By Jenny Ruth
Thursday 17th December 2009 |
Text too small? |
Direct Broking's clients sold more shares in insurance company Tower through November than any other stock, the broking firm reports.
Those clients were selling into a rising market. The shares ended October at $1.72, sank as low as $1.67 in early November and peaked at $1.95 near the end of the month.
But should they have been selling? On November 26, the insurance company reported a 23.8% rise to $50.1 million in annual net profit. That was the first news since October 8 when the company said the tsunami in Samoa would cost it about $5 million before tax.
Analysts aren't recommending investors sell Tower shares.
First NZ Capital says the result demonstrates Tower's underlying progress with most divisions reporting "robust trends." It raised its earnings forecasts between 8% and 10% on the strength of the results and increased its 12-month target price to $2.35 a share from $2.15.
John Cairns at Forsyth Barr also upgraded his forecasts and raised his valuation from $1.98 a share to $2.30. Cairns says after its recent capital raising, Tower has $66 million net cash. (Tower raised $81.3 million from a rights issue in September.)

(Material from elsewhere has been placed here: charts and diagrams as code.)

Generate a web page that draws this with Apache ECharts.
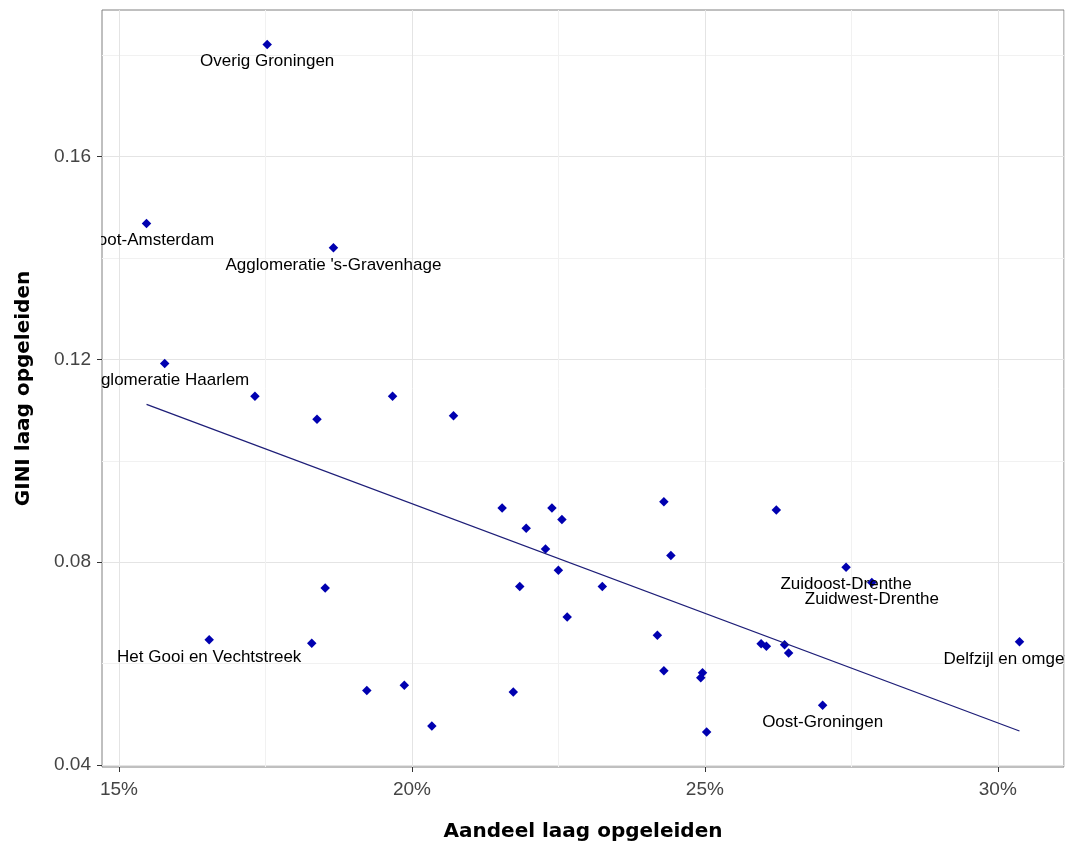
<!DOCTYPE html>
<html>
<head>
<meta charset="utf-8">
<script src="https://cdn.jsdelivr.net/npm/echarts@6/dist/echarts.min.js"></script>
<style>
html,body{margin:0;padding:0;background:#fff;}
#chart{width:1065px;height:844px;}
</style>
</head>
<body>
<div id="chart"></div>
<script>
// Aandeel laag opgeleiden (%)
const shareLow = [17.53,15.47,18.66,15.78,17.32,18.38,19.67,20.71,21.54,22.39,
  22.56,21.95,22.28,22.50,21.84,23.25,22.65,24.30,24.42,26.22,
  24.19,24.30,24.96,24.93,25.03,25.96,26.05,26.36,26.43,19.87,
  21.73,20.34,27.41,27.85,30.37,27.01,16.54,18.52,18.29,19.23];
// GINI laag opgeleiden
const giniLow = [0.1821,0.1468,0.1420,0.1192,0.1127,0.1082,0.1127,0.1089,0.0907,0.0907,
  0.0884,0.0867,0.0826,0.0784,0.0752,0.0752,0.0692,0.0919,0.0813,0.0903,
  0.0656,0.0586,0.0582,0.0572,0.0465,0.0639,0.0634,0.0637,0.0621,0.0557,
  0.0544,0.0477,0.0790,0.0760,0.0643,0.0518,0.0647,0.0749,0.0640,0.0547];
const regionNames = ["Overig Groningen","Groot-Amsterdam","Agglomeratie 's-Gravenhage","Agglomeratie Haarlem","","","","","","",
  "","","","","","","","","","",
  "","","","","","","","","","",
  "","","Zuidoost-Drenthe","Zuidwest-Drenthe","Delfzijl en omgeving","Oost-Groningen","Het Gooi en Vechtstreek","","",""];
// fitted trend line end points
const trendX = [15.47, 30.37];
const trendY = [0.1111, 0.0467];

const xMajor = [15, 20, 25, 30];
const xMinor = [17.5, 22.5, 27.5];
const yMajor = [0.04, 0.08, 0.12, 0.16];
const yMinor = [0.06, 0.10, 0.14, 0.18];

const xMin = 14.71, xMax = 31.13, yMin = 0.0396, yMax = 0.1889;

const chart = echarts.init(document.getElementById('chart'), null, {renderer:'canvas'});

const tickFont = {fontFamily:'Liberation Sans, Arial, sans-serif', fontSize:19, color:'#444'};
const titleFont = {fontFamily:'DejaVu Sans, sans-serif', fontSize:20, fontWeight:'bold', color:'#000'};

function gridAxis(values, color, extra) {
  return Object.assign({
    type:'value', gridIndex:0,
    axisLine:{show:false},
    axisTick:{show:false, customValues:values},
    axisLabel:{show:false, customValues:values},
    splitLine:{show:true, lineStyle:{color:color, width:1}}
  }, extra);
}

const points = shareLow.map((x, i) => ({value:[x, giniLow[i]], name:regionNames[i]}));

chart.setOption({
  animation:false,
  backgroundColor:'#fff',
  grid:{left:102, right:1, top:10, bottom:77, show:true, borderColor:'#808080', borderWidth:1,
        backgroundColor:'#fff', containLabel:false, outerBoundsMode:'none'},
  xAxis:[
    gridAxis(xMajor, '#e4e4e4', {min:xMin, max:xMax}),
    gridAxis(xMinor, '#f1f1f1', {min:xMin, max:xMax}),
    {
      type:'value', gridIndex:0, min:xMin, max:xMax, z:60, position:'bottom',
      axisLine:{show:false},
      axisTick:{show:true, customValues:xMajor, length:5, lineStyle:{color:'#333'}},
      axisLabel:Object.assign({show:true, customValues:xMajor, margin:13, formatter:v => Math.round(v) + '%'}, tickFont),
      splitLine:{show:false},
      name:'Aandeel laag opgeleiden', nameLocation:'middle', nameGap:55,
      nameTextStyle:titleFont
    }
  ],
  yAxis:[
    gridAxis(yMajor, '#e4e4e4', {min:yMin, max:yMax}),
    gridAxis(yMinor, '#f1f1f1', {min:yMin, max:yMax}),
    {
      type:'value', gridIndex:0, min:yMin, max:yMax, z:60, position:'left',
      axisLine:{show:false},
      axisTick:{show:true, customValues:yMajor, length:5, lineStyle:{color:'#333'}},
      axisLabel:Object.assign({show:true, customValues:yMajor, margin:11, formatter:v => v.toFixed(2)}, tickFont),
      splitLine:{show:false},
      name:'GINI laag opgeleiden', nameLocation:'middle', nameGap:68, nameRotate:90,
      nameTextStyle:titleFont
    }
  ],
  graphic:[
    {type:'rect', z:50, shape:{x:0, y:0, width:101, height:844}, style:{fill:'#fff'}},
    {type:'rect', z:50, shape:{x:1064.5, y:0, width:10, height:844}, style:{fill:'#fff'}}
  ],
  series:[
    {
      type:'scatter', xAxisIndex:0, yAxisIndex:0, z:3,
      symbol:'diamond', symbolSize:9.5,
      itemStyle:{color:'#0000b0', opacity:1},
      data:points,
      label:{
        show:true, position:'bottom', distance:4,
        formatter:p => p.name || '',
        fontFamily:'Liberation Sans, Arial, sans-serif', fontSize:17, color:'#000'
      }
    },
    {
      type:'line', xAxisIndex:0, yAxisIndex:0, z:4,
      symbol:'none', silent:true,
      lineStyle:{color:'#1e1e78', width:1.3},
      data:trendX.map((x, i) => [x, trendY[i]])
    }
  ]
});
</script>
</body>
</html>
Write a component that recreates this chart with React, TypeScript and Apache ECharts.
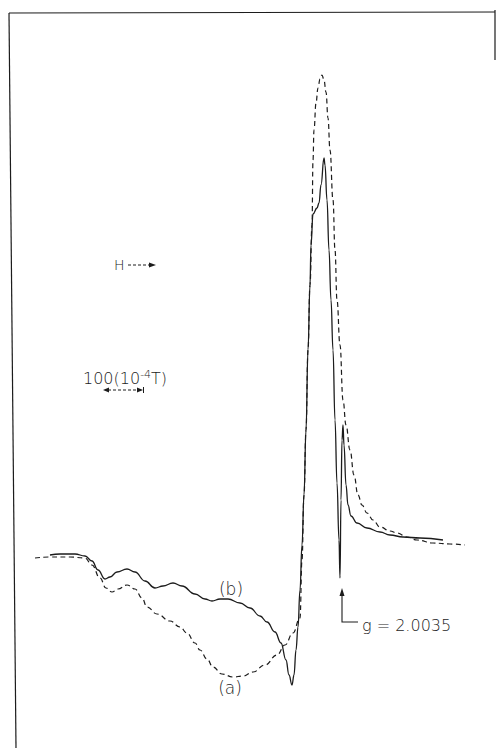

Given Tower's target gearing ratio between 20% and 30%, that implies potential acquisitions of about $200 million, he says.
"We think the acquisition risk is mitigated by the involvement of Tower's major (35%) shareholder GPG," he says.
Adrian Allbon at Goldman Sachs JB Were, who has a $2.35 12-month target and recommends investors buy the stock, says looking to add scale to its four divisions, health, life and general insurance and investments, "is a sensible strategy and one which complements its investment case."
However, if Tower is unable to find something on which to spend its cash, "this will quickly become a drag on its performance metrics."